"Tanık
olduklarım korkunçtu. Bomba sesleri, çığlıklar, paramparça olmuş vücutlar ve enkaz altında kalan bir toplum. Ama bir yandan da dayanışmayı, haysiyeti, cesareti ve kararlılığı gördüm. Başka seçeneğim yoktu. Yazmak zorundaydım." Bu cümle, 68 yaşındaki anestezi ve travma uzmanı Mads Gilbert'a ait. Norveçli doktor geçen yıl temmuz ayında Gazze'deki Şifa Hastanesi'nde 15 gün boyunca gönüllü olarak çalıştı. İsrail saldırılarının en yoğun olduğu dönemdi. Çocuklar, yaşlılar, kadınlar... 30 saat hiç durmaksızın görev yapan Filistinli doktor ve sağlık görevlileri ile birlikte yaralananlara yardım etti, onların acılarını dindirdi, yaralarını sardı. Modern silahların insan vücudunda yol açtığı sinsi ve dehşet verici hasara tanık oldu. Sözün yetersiz kaldığı durumlarda da cerrahi aletlerinin yanına gizleyerek şehre soktuğu küçük fotoğraf makinesiyle fotoğraflar çekti. Hayatı, ölümü, öfkeyi, umudu ve umutsuzluğu bu fotoğraf karelerine sığdırmaya çalıştı... Doktor Gilbert ülkesine döner dönmez de kitabı üzerinde çalışmaya başladı. Bu dönemde Gazze'ye bir kez daha gitmek istedi ama vizesi bulunmasına rağmen İsrailli yetkililer güvenlik tehdidini gerekçe göstererek şehre giriş izni vermedi. "Ne zaman ki bir kalem, bir fotoğraf makinesi ve bir steteskop güvenlik tehdidi olarak görülürse o zaman bilin ki; ortada gerçeklerden korkan bir rejim vardır" diyen doktor Gilbert'ın hazırladığı kitap Night in Gaza (Gazze'de Gece) adıyla geçen ay İngilizce olarak piyasaya çıktı. Kitapta çoğu ciddi şekilde yaralanmış çocuklara ait fotoğraflar yer alıyor. Fotoğraflara kimi zaman insanüstü çaba gösteren sağlık görevlilerinin kimi zaman da masum insanların hikayeleri eşlik ediyor.

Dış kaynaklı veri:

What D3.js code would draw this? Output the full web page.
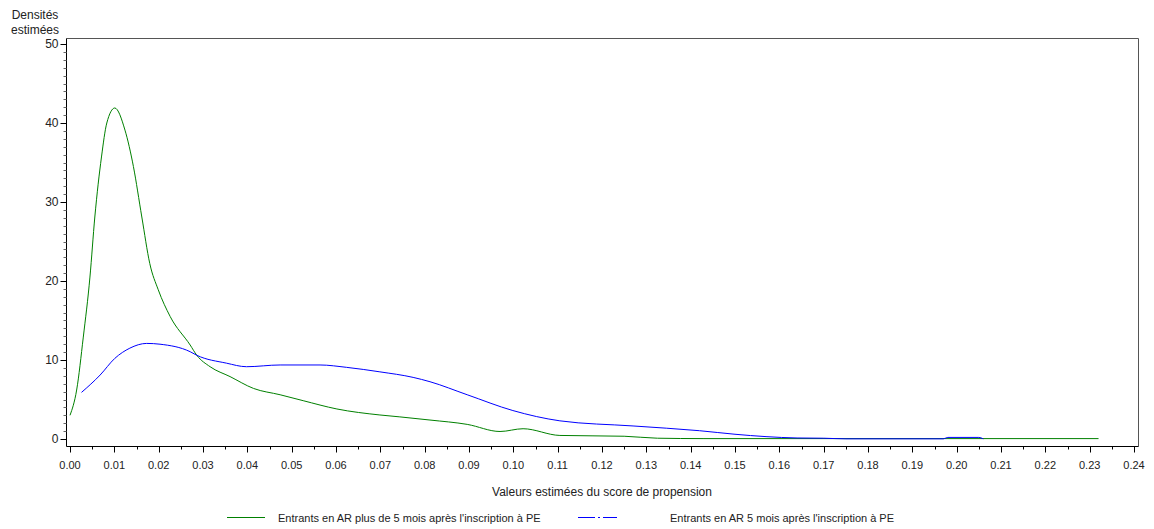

Doktor Gilbert anlatıyor: "Yeniden canlandırma odası. Bu küçük kızın kalçasında derin bir şarapnel yarası bulunuyordu. Yaranın iyice temizlenmesi gerekiyordu. Genel anesteziye gerek yoktu, lokal anestezi de yapmayacaktım. Ketamin anestezisi sayesinde ağrısız, huzurlu bir uykuya daldı. Soluk almaya devam ediyor, durumu da sabitliğini koruyordu. "Seninle ilgileneceğiz küçük şey" diye düşündüm. Onun o huzurlu hali beni de sakinleştirmişti. Norveç'te aynı saatlerde yaz güneşinin altında oyun oynayan torunum Maria geldi aklıma. İnsanlar bu günleri büyük olasılıkla hayatlarının en güzel yazı olarak hatırlayacak. Burada ise en kötü yaz olarak hatırlanacak. Günümüzde her şey birbirine çok yakın ve bir o kadar da uzak."
Bombalardan kaçıp soluğu hastanede alan üç kardeş. Anne ailenin diğer fertlerini aradığı için ağabey ile abla, küçük kardeşlerine bakmak zorunda kalmış. Gazze'deki çocuklar küçük yaşta büyük sorumluluklar üstleniyor.
Gazze'deki saldırılar sırasında İsrail roketleri kumsalda oynayan çocukları da hedef almış ve saldırıda dört çocuk yaşamını yitirmişti. Saldırılarda yaralananlar arasında bulunan üç çocuk Şifa Hastanesi'nde tedavi altına alındı. Doktor Gilbert'ın onlarla yaptığı sohbet sırasında çocukların söyledikleri düşündürücü ve utanç verici: "Şimdi oynayacak kimsemiz kalmadı. Dört roket fırlattılar. İlk ikisi arkadaşlarımızı öldürdü. Üçüncüsü yaralanmamıza neden oldu. Dördüncü bize yardıma gelen adamın bacağını kopardı." "Kumsalda futbol oynayan çocuklar olduğumuzu görmelerine rağmen bize ateş açtılar."